Our Court's King's Bench authority is to be used sparingly, but we will invoke it when necessary to "review an issue of public importance that requires timely intervention by [our Court] to avoid the deleterious effects arising from delays incident to the ordinary process of law." Commonwealth v. Williams, 129 A.3d 1199, 1206 (Pa. 2015). Further, when an issue broadly and significantly impacts the public, and fuels widespread concern for the issue's expeditious resolution, that weighs heavily in favor of our exercise of this power. See, e.g., Friends of Danny Devito v. Wolf, 227 A.3d 872 (Pa. 2020).
42 Pa.C.S. § 502 (codifying our King's Bench power "to minister justice to all persons and to exercise the powers of the court, as fully and amply, to all intents and purposes, as the justices of the Court of King's Bench, Common Pleas and Exchequer, at Westminster, or any of them, could or might do on May 22, 1722.").
Here, the issue concerns the fundamental right to vote, a matter of the utmost importance to every Pennsylvanian. There are potentially substantial deleterious consequences of leaving this issue unresolved at present, because of the possibility it will result in the disenfranchisement of voters who have timely returned their ballots, but who failed to date, or provided an erroneous date, on the return envelope. Moreover, postelection challenges by voters whose ballots have been rejected on this basis have the potential to disrupt the orderly administration of the electoral process.

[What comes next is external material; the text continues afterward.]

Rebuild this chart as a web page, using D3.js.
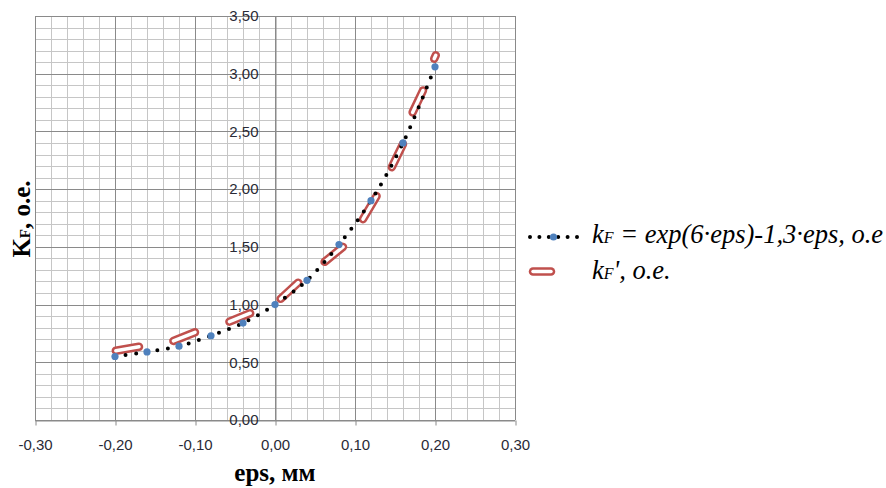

While I recognize time is short, and that resolving constitutional questions is delicate and difficult, our Court has considered such questions in the past and rendered comprehensive resolutions expeditiously, and we are eminently capable of doing so in this instance. Where, as here, the issue concerns the fundamental right to vote, and where the consequences of inaction risk undermining the electoral process, I deem it imperative to act now.